Fired with his mission, Grinspoon embarked on a three-year investigation of cannabis, emerging with a changed perspective. "I came to understand that I had been brainwashed like the rest of the country," said Grinspoon, who is now on the staff of the Harvard Medical School.

Grinspoon wrote a widely discussed book in 1971 about the conversion of his thinking and in May his latest book, "Marihuana, The Forbidden Medicine," was released by Yale University Press.

[stuff about his speech and a free, public conference in Denver this weekend deleted]

Although the (colorado) state law allows cannabis to be used for medical reasons, federal law prohibits its sale in any form but a derivative capsule. It is prescribed to reduce the nausea of cancer paitents undergoing chemotherapy, to reduce the nausea of AIDS patients and to relieve the symptoms of glaucoma.

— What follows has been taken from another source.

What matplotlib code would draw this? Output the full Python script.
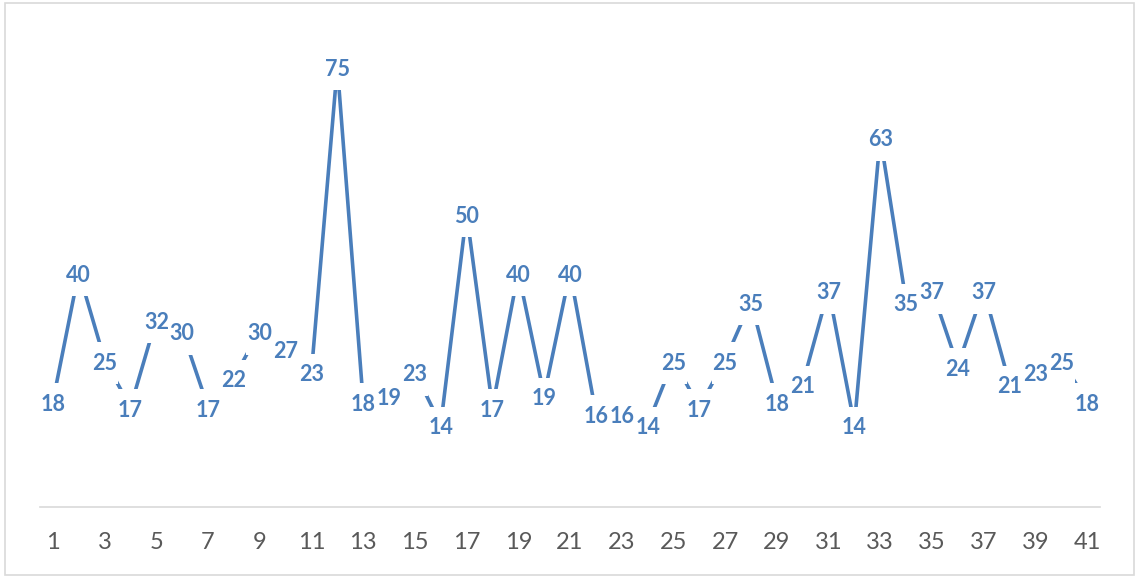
import matplotlib
matplotlib.use('Agg')
import matplotlib.pyplot as plt
from matplotlib.path import Path
from matplotlib.patches import Rectangle

# chart data
days = list(range(1, 42))
values = [18, 40, 25, 17, 32, 30, 17, 22, 30, 27,
          23, 75, 18, 19, 23, 14, 50, 17, 40, 19,
          40, 16, 16, 14, 25, 17, 25, 35, 18, 21,
          37, 14, 63, 35, 37, 24, 37, 21, 23, 25,
          18]
tick_labels = [str(d) for d in range(1, 42, 2)]

blue = '#4a7ebb'
grey = '#595959'


def tall_box(x0, y0, width, height, mutation_size):
    ''' white label box, narrow at the sides and tall above / below '''
    px = 0.05 * mutation_size
    py = 0.48 * mutation_size
    x0, x1 = x0 - px, x0 + width + px
    y0, y1 = y0 - py, y0 + height + py
    return Path([(x0, y0), (x1, y0), (x1, y1), (x0, y1), (x0, y0)], closed=True)


fig = plt.figure(figsize=(11.36, 5.76), dpi=100)
ax = fig.add_axes([40 / 1136, 69 / 576, 1060 / 1136, 470 / 576])

ax.plot(days, values, color=blue, linewidth=2.6, solid_capstyle='butt', zorder=2)

for d, v in zip(days, values):
    ax.annotate(str(v), (d, v), xytext=(0, -2.2), textcoords='offset points',
                ha='center', va='center', color=blue,
                fontsize=15.5, fontweight='bold', family=['Lato', 'DejaVu Sans'],
                bbox=dict(boxstyle=tall_box, facecolor='white', edgecolor='none'),
                zorder=3)

ax.set_xlim(0.5, 41.5)
ax.set_ylim(0, 80)
ax.set_xticks(range(1, 42, 2))
ax.set_xticklabels(tick_labels, family=['Lato', 'DejaVu Sans'], fontsize=17, color=grey)
ax.tick_params(axis='x', length=0, pad=18)
ax.set_yticks([])

for side in ['left', 'right', 'top']:
    ax.spines[side].set_visible(False)
ax.spines['bottom'].set_color('#d9d9d9')
ax.spines['bottom'].set_linewidth(1.2)

# light frame round the whole chart
fig.patches.append(Rectangle((5 / 1136, 1 / 576), 1129 / 1136, 572 / 576,
                             transform=fig.transFigure, fill=False,
                             edgecolor='#d9d9d9', linewidth=1.2))

fig.savefig('out.png', dpi=100)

Although there is little medical use of marijuana in Colorado, that is because other, more effective drugs are available and not because regualtions make the drug unavailable, said Donn Fox, spokesman for the Drug Enforcement Administration office in Denver.

The DEA has completed a three-year study on whether to loosen restrictions on cannabis, Fox said, and found no support from any "bona fide" medical association in the U.S.

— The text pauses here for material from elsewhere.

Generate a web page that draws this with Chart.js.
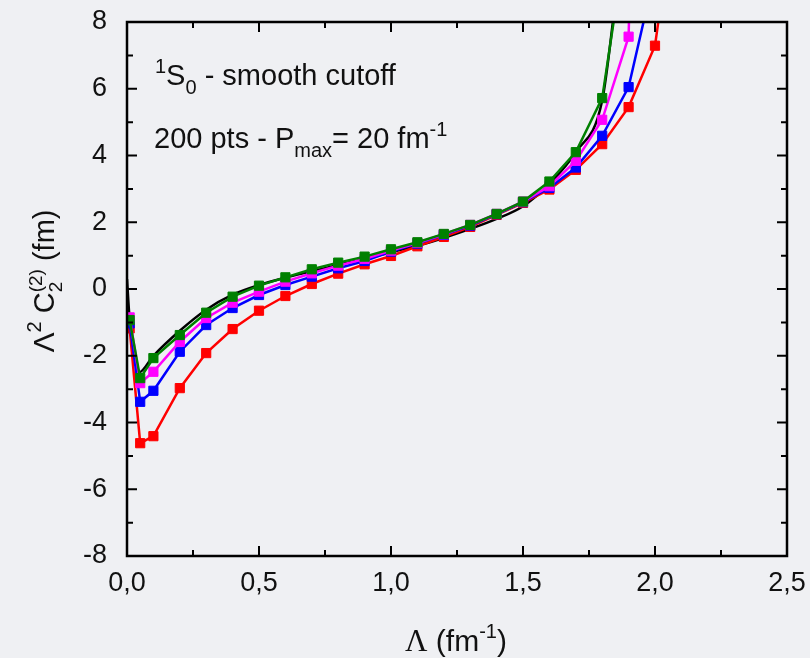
<!DOCTYPE html>
<html>
<head>
<meta charset="utf-8">
<script src="https://cdn.jsdelivr.net/npm/chart.js@4.4.1/dist/chart.umd.min.js"></script>
<style>
  html, body { margin: 0; padding: 0; background: #eff0f3; }
  canvas { display: block; }
</style>
</head>
<body>
<canvas id="myChart" width="810" height="658"></canvas>
<script>
// Lambda values (fm^-1) for the computed points
const lambda = [0.01, 0.05, 0.1, 0.2, 0.3, 0.4, 0.5, 0.6, 0.7, 0.8, 0.9, 1.0,
                1.1, 1.2, 1.3, 1.4, 1.5, 1.6, 1.7, 1.8, 1.9, 2.0, 2.1];

const redVals     = [-1.18, -4.62, -4.41, -2.97, -1.92, -1.20, -0.65, -0.21, 0.15, 0.46, 0.74, 0.99,
                     1.28, 1.56, 1.86, 2.22, 2.58, 2.98, 3.57, 4.34, 5.45, 7.29, 13.0];
const blueVals    = [-1.03, -3.38, -3.05, -1.88, -1.08, -0.57, -0.18, 0.12, 0.37, 0.62, 0.84, 1.12,
                     1.36, 1.62, 1.90, 2.24, 2.60, 3.03, 3.64, 4.59, 6.05, 9.5, null];
const magentaVals = [-0.85, -2.82, -2.48, -1.58, -0.87, -0.41, -0.08, 0.22, 0.47, 0.70, 0.90, 1.15,
                     1.38, 1.64, 1.92, 2.25, 2.62, 3.08, 3.84, 5.07, 7.56, 40.0, null];
const greenVals   = [-0.93, -2.67, -2.07, -1.38, -0.71, -0.23, 0.10, 0.35, 0.59, 0.79, 0.97, 1.19,
                     1.40, 1.65, 1.92, 2.25, 2.62, 3.22, 4.10, 5.72, 11.0, null, null];

// reference curve (no markers)
const blackX = [0, 0.01, 0.045, 0.1, 0.2, 0.3, 0.4, 0.5, 0.6, 0.7, 0.8, 0.9, 1.0,
                1.1, 1.2, 1.3, 1.4, 1.5, 1.6, 1.7, 1.8, 1.85];
const blackY = [0.3, -0.9, -2.5, -2.0, -1.25, -0.62, -0.17, 0.12, 0.34, 0.53, 0.72, 0.9, 1.1,
                1.3, 1.53, 1.8, 2.1, 2.48, 3.15, 4.1, 5.65, 8.6];

const xTicks = [0, 0.5, 1.0, 1.5, 2.0, 2.5];
const yTicks = [-8, -6, -4, -2, 0, 2, 4, 6, 8];

const toPts = (xs, ys) => xs.map((x, i) => ({ x: x, y: ys[i] })).filter(p => p.y !== null);

function markerSet(vals, color, order) {
    return {
        data: toPts(lambda, vals),
        borderColor: color,
        backgroundColor: color,
        borderWidth: 2.5,
        pointStyle: 'rect',
        pointRadius: 6.5,
        pointBorderWidth: 1,
        pointBorderColor: color,
        pointBackgroundColor: color,
        tension: 0,
        order: order
    };
}

const SANS = '"Liberation Sans", Arial, sans-serif';
const SERIF = '"Liberation Serif", "Times New Roman", serif';

// text runs with super/subscripts: {t, size, dy, font} or {stack: [...]}
function runsWidth(ctx, runs) {
    let w = 0;
    runs.forEach(r => {
        ctx.font = r.size + 'px ' + (r.font || SANS);
        if (!r.stack) w += ctx.measureText(r.t).width;
        else w += Math.max(...r.stack.map(s => { ctx.font = s.size + 'px ' + SANS; return ctx.measureText(s.t).width; }));
    });
    return w;
}
function drawRuns(ctx, runs, x, y) {
    runs.forEach(r => {
        if (r.stack) {
            let w = 0;
            r.stack.forEach(s => {
                ctx.font = s.size + 'px ' + SANS;
                ctx.fillText(s.t, x, y + s.dy);
                w = Math.max(w, ctx.measureText(s.t).width);
            });
            x += w;
        } else {
            ctx.font = r.size + 'px ' + (r.font || SANS);
            ctx.fillText(r.t, x, y + (r.dy || 0));
            x += ctx.measureText(r.t).width;
        }
    });
}

const decorations = {
    id: 'decorations',
    beforeDraw(chart) {
        const c = chart.ctx;
        c.save();
        c.fillStyle = '#eff0f3';
        c.fillRect(0, 0, chart.width, chart.height);
        c.restore();
    },
    afterDraw(chart) {
        const c = chart.ctx;
        const a = chart.chartArea;
        const xs = chart.scales.x, ys = chart.scales.y;
        c.save();
        c.strokeStyle = '#000';
        c.lineWidth = 2.5;
        c.strokeRect(a.left, a.top, a.right - a.left, a.bottom - a.top);
        c.lineWidth = 2;
        c.beginPath();
        for (let v = 0; v <= 2.5001; v += 0.25) {
            const px = xs.getPixelForValue(v);
            const len = (Math.round(v * 4) % 2 === 0) ? 10 : 6;
            c.moveTo(px, a.bottom); c.lineTo(px, a.bottom - len);
            c.moveTo(px, a.top); c.lineTo(px, a.top + len);
        }
        for (let v = -8; v <= 8; v += 1) {
            const py = ys.getPixelForValue(v);
            const len = (v % 2 === 0) ? 10 : 6;
            c.moveTo(a.left, py); c.lineTo(a.left + len, py);
            c.moveTo(a.right, py); c.lineTo(a.right - len, py);
        }
        c.stroke();

        c.fillStyle = '#111';
        c.textBaseline = 'alphabetic';
        c.textAlign = 'left';
        // annotations
        drawRuns(c, [
            { t: '1', size: 20, dy: -12 },
            { t: 'S', size: 29 },
            { t: '0', size: 20, dy: 9 },
            { t: ' - smooth cutoff', size: 29 }
        ], 155, 85);
        drawRuns(c, [
            { t: '200 pts - P', size: 29 },
            { t: 'max', size: 20, dy: 9 },
            { t: '= 20 fm', size: 29 },
            { t: '-1', size: 20, dy: -12 }
        ], 154, 148);

        // x title
        const xRuns = [
            { t: '\u039B', size: 31, font: SERIF },
            { t: ' (fm', size: 30 },
            { t: '-1', size: 20, dy: -13 },
            { t: ')', size: 30 }
        ];
        const xw = runsWidth(c, xRuns);
        drawRuns(c, xRuns, 456 - xw / 2, 651);

        // y title
        const yRuns = [
            { t: '\u039B', size: 30 },
            { t: '2', size: 20, dy: -13 },
            { t: ' C', size: 29 },
            { stack: [{ t: '(2)', size: 19, dy: -12 }, { t: '2', size: 19, dy: 8 }] },
            { t: ' (fm)', size: 29 }
        ];
        const yw = runsWidth(c, yRuns);
        c.translate(54, 281);
        c.rotate(-Math.PI / 2);
        drawRuns(c, yRuns, -yw / 2, 0);
        c.restore();
    }
};

// keep tick labels from pushing the plot area around
const noPad = s => { s.paddingTop = 0; s.paddingBottom = 0; s.paddingLeft = 0; s.paddingRight = 0; };

const ctx = document.getElementById('myChart');

new Chart(ctx, {
    type: 'line',
    data: {
        datasets: [
            {
                data: toPts(blackX, blackY),
                borderColor: '#000',
                borderWidth: 2.5,
                pointRadius: 0,
                cubicInterpolationMode: 'monotone',
                order: 5
            },
            markerSet(redVals, '#ff0000', 4),
            markerSet(blueVals, '#0000ff', 3),
            markerSet(magentaVals, '#ff00ff', 2),
            markerSet(greenVals, '#008000', 1)
        ]
    },
    options: {
        responsive: false,
        animation: false,
        layout: { padding: { left: 0, top: 22, right: 23, bottom: 0 } },
        plugins: {
            legend: { display: false },
            tooltip: { enabled: false }
        },
        scales: {
            x: {
                type: 'linear',
                min: 0,
                max: 2.5,
                grid: { display: false },
                border: { display: false },
                afterBuildTicks: s => { s.ticks = xTicks.map(v => ({ value: v })); },
                afterFit: s => { s.height = 102; noPad(s); },
                ticks: {
                    padding: 3,
                    color: '#111',
                    font: { family: SANS, size: 27 },
                    callback: v => v.toFixed(1).replace('.', ',')
                }
            },
            y: {
                min: -8,
                max: 8,
                grid: { display: false },
                border: { display: false },
                afterBuildTicks: s => { s.ticks = yTicks.map(v => ({ value: v })); },
                afterFit: s => { s.width = 127; noPad(s); },
                ticks: {
                    padding: 12,
                    color: '#111',
                    font: { family: SANS, size: 27 },
                    callback: v => String(v)
                }
            }
        }
    },
    plugins: [decorations]
});
</script>
</body>
</html>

"The argument could be made that groups such as NORML are using the medicinial marijuana issue in an attempt to legitimize marijuana in our society," Fox said.

Grinspoon responds that cannabis should be legitimized, but that takes nothing from its medical value. If the pill derivative is less effective than other drugs, he said, that is because it works better as a cigarette than a pill.

Now, he said, he is convinced the only rational approach is to treat marijuana like alcohol.

"If I had to make a choice, I would far rather have someone use marijuana than alcohol," Grinspoon said. "It's less toxic physically and its behaviorial toxicity is vastly different--people don't get aggressive and abusive when they use marijuana.

"There is no such thing as a harmless drug," Grinspoon said, "but marijuana is far less harmful than either alcohol or tobacco. I believed rather naively that once people understood that, it would be legalized within 10 years. Marijuana doesn't make its users behave irrationally, but it certrainly makes non-users behavior irrationally." [great line!]

Grinspoon said he does not believe marijuana is addictive, although it is more harmful to the lungs than tobacco smoke. Studies of users, however, have shown that unlike cigarette smokers, they only smoke until high and then stop, he said.

Attitudes are changing, Grinspoon said. Massachusetts last year became the 35th state to legalize the medical use of marijuana. Oregon reduced penalties for marijuana use to a fine in 1973. In the Netherlands, marijuana is easily available and seldom penalized, Grinspoon said.

He believes the U.S. government will eventually decriminalize the plant.